Given problem:
Transcribe every line exactly. Leave the pictures behind.

Data:

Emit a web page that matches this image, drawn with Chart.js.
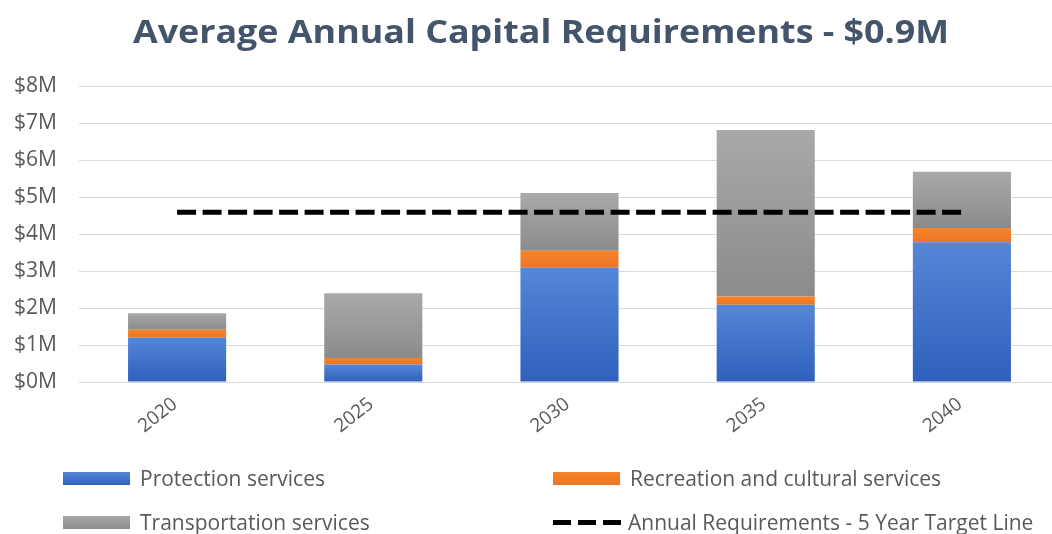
<!DOCTYPE html>
<html>
<head>
<meta charset="utf-8">
<script src="https://cdn.jsdelivr.net/npm/chart.js@4/dist/chart.umd.min.js"></script>
<style>
  html, body { margin: 0; padding: 0; background: #fff; width: 1052px; height: 534px; overflow: hidden; }
  #wrap { position: relative; width: 1060px; height: 534px; }
  #title {
    position: absolute; left: 0; top: 9px; width: 1082px; text-align: center;
    font: bold 32px "Open Sans", sans-serif; color: #44546a; white-space: nowrap;
    transform: scaleX(1.12); transform-origin: 541px 0;
  }
  #legend {
    position: absolute; left: 63px; top: 462px;
    display: grid; grid-template-columns: 490px 490px; grid-auto-rows: 44px;
    font: 21px "Open Sans", sans-serif; color: #595959;
  }
  .item { display: flex; align-items: center; height: 32px; white-space: nowrap; }
  .swatch { width: 67px; height: 13px; margin-right: 10px; }
  .dash {
    width: 68px; height: 5px; margin-right: 7px;
    background: repeating-linear-gradient(90deg, #000 0 18px, transparent 18px 25px);
  }
</style>
</head>
<body>
<div id="wrap">
  <canvas id="chart"></canvas>
  <div id="title">Average Annual Capital Requirements - $0.9M</div>
  <div id="legend"></div>
</div>
<script>
// Capital requirements by service area, in $ millions
const years = ['2020', '2025', '2030', '2035', '2040'];
const protection = [1.2, 0.47, 3.09, 2.09, 3.78];
const recreation = [0.21, 0.18, 0.46, 0.22, 0.38];
const transportation = [0.45, 1.75, 1.56, 4.5, 1.52];
const targetLine = [4.59, 4.59, 4.59, 4.59, 4.59];
const yTickValues = [0, 1, 2, 3, 4, 5, 6, 7, 8];

const seriesNames = {
  protection: 'Protection services',
  recreation: 'Recreation and cultural services',
  transportation: 'Transportation services',
  target: 'Annual Requirements - 5 Year Target Line'
};

const palette = {
  protection: ['#5686d6', '#2f60bd'],
  recreation: ['#f7832a', '#ea7525'],
  transportation: ['#a9a9a9', '#8b8b8b']
};

// Each stacked segment gets its own vertical gradient, lighter at the top
function segmentFill(colors) {
  return (ctx) => {
    const chart = ctx.chart;
    if (!chart.chartArea || ctx.type !== 'data') return colors[1];
    const y = chart.scales.y;
    let base = 0;
    for (let k = 0; k < ctx.datasetIndex; k++) {
      const ds = chart.data.datasets[k];
      if (ds.stack === 'services') base += ds.data[ctx.dataIndex];
    }
    const value = chart.data.datasets[ctx.datasetIndex].data[ctx.dataIndex];
    const top = y.getPixelForValue(base + value);
    const bottom = y.getPixelForValue(base);
    const g = chart.ctx.createLinearGradient(0, top, 0, bottom);
    g.addColorStop(0, colors[0]);
    g.addColorStop(1, colors[1]);
    return g;
  };
}

const barCommon = { type: 'bar', stack: 'services', order: 1, barPercentage: 0.5, categoryPercentage: 1, borderWidth: 0 };

const chart = new Chart(document.getElementById('chart'), {
  data: {
    labels: years,
    datasets: [
      { ...barCommon, label: seriesNames.protection, data: protection, backgroundColor: segmentFill(palette.protection) },
      { ...barCommon, label: seriesNames.recreation, data: recreation, backgroundColor: segmentFill(palette.recreation) },
      { ...barCommon, label: seriesNames.transportation, data: transportation, backgroundColor: segmentFill(palette.transportation) },
      {
        type: 'line', stack: 'target', order: 0, label: seriesNames.target, data: targetLine,
        borderColor: '#000', borderWidth: 5, borderDash: [19, 6.5], borderCapStyle: 'butt',
        pointRadius: 0, fill: false, tension: 0
      }
    ]
  },
  options: {
    responsive: true,
    maintainAspectRatio: false,
    animation: false,
    layout: { padding: { top: 86, right: 0, bottom: 0, left: 0 } },
    plugins: { legend: { display: false }, title: { display: false }, tooltip: { enabled: false } },
    scales: {
      x: {
        stacked: true,
        grid: { display: false, drawTicks: false },
        border: { display: false },
        ticks: { color: '#595959', font: { family: 'Open Sans', size: 19 }, minRotation: 38, maxRotation: 38, padding: 11, labelOffset: -2 },
        afterFit: (scale) => { scale.height = 152; }
      },
      y: {
        stacked: true,
        min: 0,
        max: 8,
        afterBuildTicks: (scale) => { scale.ticks = yTickValues.map(v => ({ value: v })); },
        grid: { color: '#d9d9d9', lineWidth: 1, drawTicks: false },
        border: { display: false },
        ticks: { color: '#595959', font: { family: 'Open Sans', size: 21 }, padding: 22, callback: (v) => '$' + v + 'M' },
        afterFit: (scale) => { scale.width = 79; }
      }
    }
  }
});

// Legend built from the chart's own datasets, two columns
const legend = document.getElementById('legend');
chart.data.datasets.forEach((ds) => {
  const item = document.createElement('div');
  item.className = 'item';
  const sw = document.createElement('span');
  if (ds.type === 'line') {
    sw.className = 'dash';
  } else {
    const key = Object.keys(seriesNames).find(k => seriesNames[k] === ds.label);
    sw.className = 'swatch';
    sw.style.background = `linear-gradient(${palette[key][0]}, ${palette[key][1]})`;
  }
  const txt = document.createElement('span');
  txt.textContent = ds.label;
  item.appendChild(sw);
  item.appendChild(txt);
  legend.appendChild(item);
});
</script>
</body>
</html>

Completed exercise:
Emit a web page that matches this image, drawn with Chart.js.
<!DOCTYPE html>
<html>
<head>
<meta charset="utf-8">
<script src="https://cdn.jsdelivr.net/npm/chart.js@4/dist/chart.umd.min.js"></script>
<style>
  html, body { margin: 0; padding: 0; background: #fff; width: 1052px; height: 534px; overflow: hidden; }
  #wrap { position: relative; width: 1060px; height: 534px; }
  #title {
    position: absolute; left: 0; top: 9px; width: 1082px; text-align: center;
    font: bold 32px "Open Sans", sans-serif; color: #44546a; white-space: nowrap;
    transform: scaleX(1.12); transform-origin: 541px 0;
  }
  #legend {
    position: absolute; left: 63px; top: 462px;
    display: grid; grid-template-columns: 490px 490px; grid-auto-rows: 44px;
    font: 21px "Open Sans", sans-serif; color: #595959;
  }
  .item { display: flex; align-items: center; height: 32px; white-space: nowrap; }
  .swatch { width: 67px; height: 13px; margin-right: 10px; }
  .dash {
    width: 68px; height: 5px; margin-right: 7px;
    background: repeating-linear-gradient(90deg, #000 0 18px, transparent 18px 25px);
  }
</style>
</head>
<body>
<div id="wrap">
  <canvas id="chart"></canvas>
  <div id="title">Average Annual Capital Requirements - $0.9M</div>
  <div id="legend"></div>
</div>
<script>
// Capital requirements by service area, in $ millions
const years = ['2020', '2025', '2030', '2035', '2040'];
const protection = [1.2, 0.47, 3.09, 2.09, 3.78];
const recreation = [0.21, 0.18, 0.46, 0.22, 0.38];
const transportation = [0.45, 1.75, 1.56, 4.5, 1.52];
const targetLine = [4.59, 4.59, 4.59, 4.59, 4.59];
const yTickValues = [0, 1, 2, 3, 4, 5, 6, 7, 8];

const seriesNames = {
  protection: 'Protection services',
  recreation: 'Recreation and cultural services',
  transportation: 'Transportation services',
  target: 'Annual Requirements - 5 Year Target Line'
};

const palette = {
  protection: ['#5686d6', '#2f60bd'],
  recreation: ['#f7832a', '#ea7525'],
  transportation: ['#a9a9a9', '#8b8b8b']
};

// Each stacked segment gets its own vertical gradient, lighter at the top
function segmentFill(colors) {
  return (ctx) => {
    const chart = ctx.chart;
    if (!chart.chartArea || ctx.type !== 'data') return colors[1];
    const y = chart.scales.y;
    let base = 0;
    for (let k = 0; k < ctx.datasetIndex; k++) {
      const ds = chart.data.datasets[k];
      if (ds.stack === 'services') base += ds.data[ctx.dataIndex];
    }
    const value = chart.data.datasets[ctx.datasetIndex].data[ctx.dataIndex];
    const top = y.getPixelForValue(base + value);
    const bottom = y.getPixelForValue(base);
    const g = chart.ctx.createLinearGradient(0, top, 0, bottom);
    g.addColorStop(0, colors[0]);
    g.addColorStop(1, colors[1]);
    return g;
  };
}

const barCommon = { type: 'bar', stack: 'services', order: 1, barPercentage: 0.5, categoryPercentage: 1, borderWidth: 0 };

const chart = new Chart(document.getElementById('chart'), {
  data: {
    labels: years,
    datasets: [
      { ...barCommon, label: seriesNames.protection, data: protection, backgroundColor: segmentFill(palette.protection) },
      { ...barCommon, label: seriesNames.recreation, data: recreation, backgroundColor: segmentFill(palette.recreation) },
      { ...barCommon, label: seriesNames.transportation, data: transportation, backgroundColor: segmentFill(palette.transportation) },
      {
        type: 'line', stack: 'target', order: 0, label: seriesNames.target, data: targetLine,
        borderColor: '#000', borderWidth: 5, borderDash: [19, 6.5], borderCapStyle: 'butt',
        pointRadius: 0, fill: false, tension: 0
      }
    ]
  },
  options: {
    responsive: true,
    maintainAspectRatio: false,
    animation: false,
    layout: { padding: { top: 86, right: 0, bottom: 0, left: 0 } },
    plugins: { legend: { display: false }, title: { display: false }, tooltip: { enabled: false } },
    scales: {
      x: {
        stacked: true,
        grid: { display: false, drawTicks: false },
        border: { display: false },
        ticks: { color: '#595959', font: { family: 'Open Sans', size: 19 }, minRotation: 38, maxRotation: 38, padding: 11, labelOffset: -2 },
        afterFit: (scale) => { scale.height = 152; }
      },
      y: {
        stacked: true,
        min: 0,
        max: 8,
        afterBuildTicks: (scale) => { scale.ticks = yTickValues.map(v => ({ value: v })); },
        grid: { color: '#d9d9d9', lineWidth: 1, drawTicks: false },
        border: { display: false },
        ticks: { color: '#595959', font: { family: 'Open Sans', size: 21 }, padding: 22, callback: (v) => '$' + v + 'M' },
        afterFit: (scale) => { scale.width = 79; }
      }
    }
  }
});

// Legend built from the chart's own datasets, two columns
const legend = document.getElementById('legend');
chart.data.datasets.forEach((ds) => {
  const item = document.createElement('div');
  item.className = 'item';
  const sw = document.createElement('span');
  if (ds.type === 'line') {
    sw.className = 'dash';
  } else {
    const key = Object.keys(seriesNames).find(k => seriesNames[k] === ds.label);
    sw.className = 'swatch';
    sw.style.background = `linear-gradient(${palette[key][0]}, ${palette[key][1]})`;
  }
  const txt = document.createElement('span');
  txt.textContent = ds.label;
  item.appendChild(sw);
  item.appendChild(txt);
  legend.appendChild(item);
});
</script>
</body>
</html>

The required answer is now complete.